Holding on to power and suppressing rebellion of any kind are Creon's main objectives when he orders Polyneices to remain unburied. When notified by a sentry that someone has defied his order, he holds the sentry responsible until the culprit is caught. Creon is unbending and will not listen to the advice of his elders (the Chorus) or Teiresias, the prophet. He is an autocrat, an absolute ruler.

When the analysis shifts to Antigone, the primary division in the drama emerges.  Antigone believes that the law might not be the same as justice, with its pursuit being of a higher caliber.  Antigone's quest to honor her brother in a just and honorable fashion puts her on a collision course with Creon, with both being unrelenting in their beliefs.  Antigone demonstrates the idea that social and political dissent must be acknowledged within a political setting if individuals prove to be committed to ideas that go against the Status Quo:

By defying Creon's edict, she [Antigone] is showing her faith and sense of duty to her family. She personifies the belief that family and human relations should be placed above politics.
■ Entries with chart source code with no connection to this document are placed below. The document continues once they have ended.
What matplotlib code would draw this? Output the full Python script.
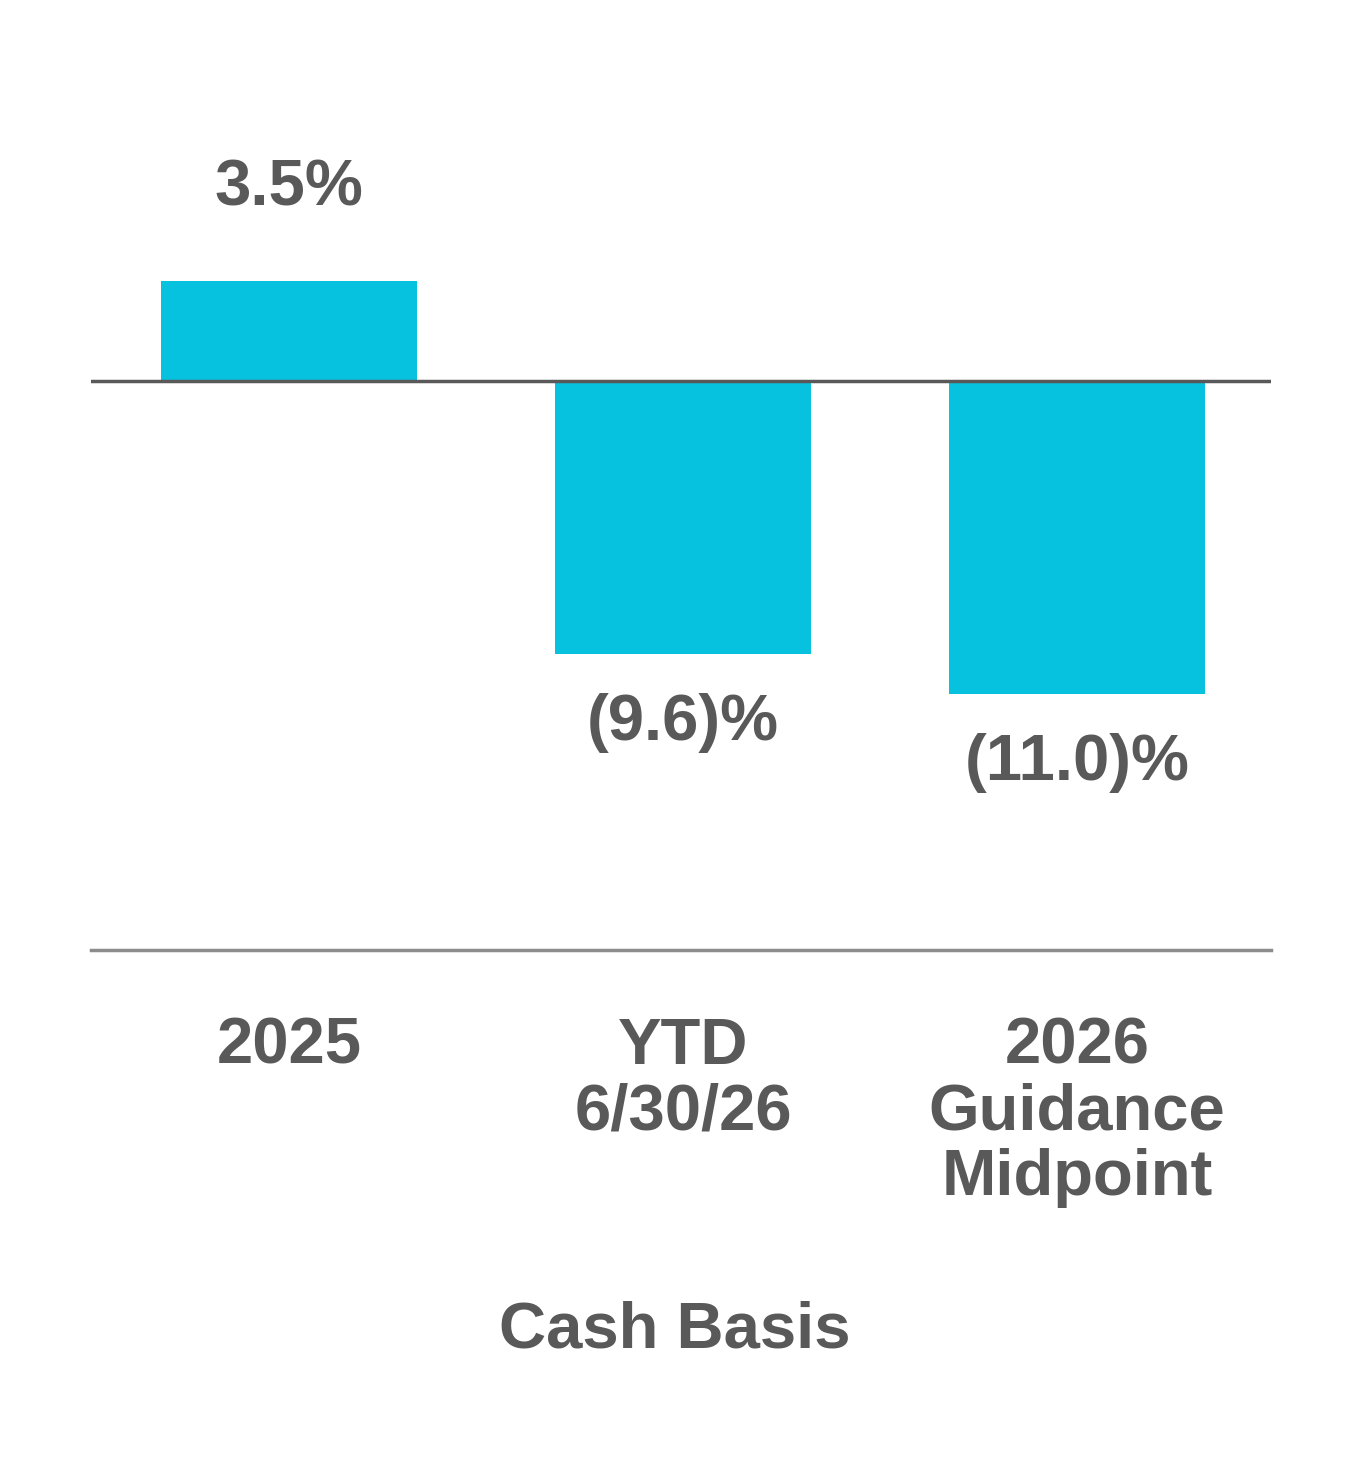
import matplotlib
matplotlib.use("Agg")
import matplotlib.pyplot as plt

categories = ["2025", "YTD\n6/30/26", "2026\nGuidance\nMidpoint"]
values = [3.5, -9.6, -11.0]
labels = ["3.5%", "(9.6)%", "(11.0)%"]
xlabel = "Cash Basis"

W, H = 1362, 1458
fig = plt.figure(figsize=(W/100, H/100), dpi=100)
ax = fig.add_axes([91/W, 1-950/H, 1180/W, 850/H])
col = "#595959"
font = dict(family=["Liberation Sans", "DejaVu Sans"], weight="bold", color=col, fontsize=47)

xs = list(range(len(values)))
ax.bar(xs, values, width=0.65, color="#07C2DE", zorder=2)
ax.axhline(0, color="#595959", lw=2.5, zorder=3)
ax.set_xlim(-0.5025, 2.492)
ax.set_ylim(-20, 9.86)
for s in ["top", "right", "left"]:
    ax.spines[s].set_visible(False)
ax.spines["bottom"].set_color("#8c8c8c")
ax.spines["bottom"].set_linewidth(2.5)
ax.set_yticks([])
ax.set_xticks([])

for x, v, l in zip(xs, values, labels):
    if v >= 0:
        ax.annotate(l, (x, v), xytext=(0, 45), textcoords="offset points", ha="center", va="bottom", **font)
    else:
        ax.annotate(l, (x, v), xytext=(0, -28), textcoords="offset points", ha="center", va="top", **font)

for x, c in zip(xs, categories):
    ax.annotate(c, (x, 0), xycoords=("data", "axes fraction"), xytext=(0, -48), textcoords="offset points",
                ha="center", va="top", linespacing=1.12, **font)

fig.text(675/W, 1-1330/H, xlabel, ha="center", va="center", **font)
fig.savefig("out.png", dpi=100, facecolor="white")
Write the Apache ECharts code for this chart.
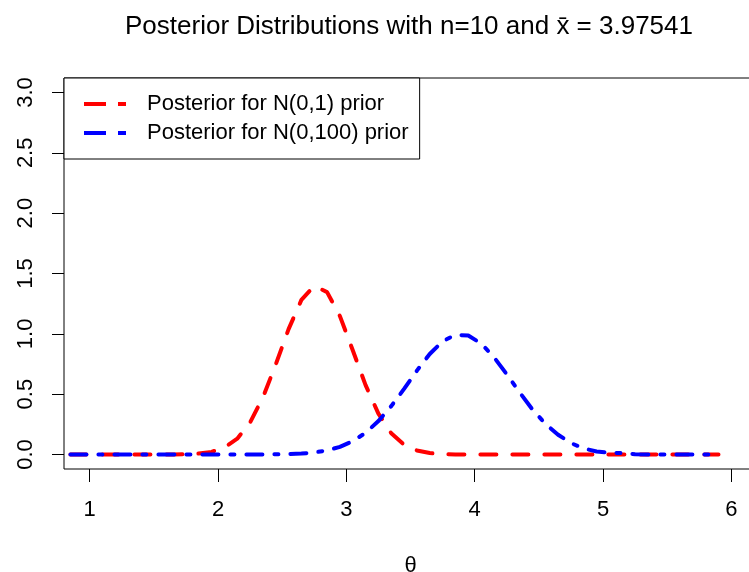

Antigone is committed to her ideals.

Antigone also represents the non- traditional view of women, in that women could use their voice in political manners.  For Ismene, her characterization is one that embraces the traditional role of women in terms of being consensus driven and subservient to the political structure of the time.  In this respect, she is the opposite of her sister:

Ismene acts as a foil for Antigone; while she demonstrates a woman living according to the traditional rules governing the behavior and status of Athenian women, Antigone represents a pioneering woman who governs herself according to a sense of personal empowerment and self-reliance.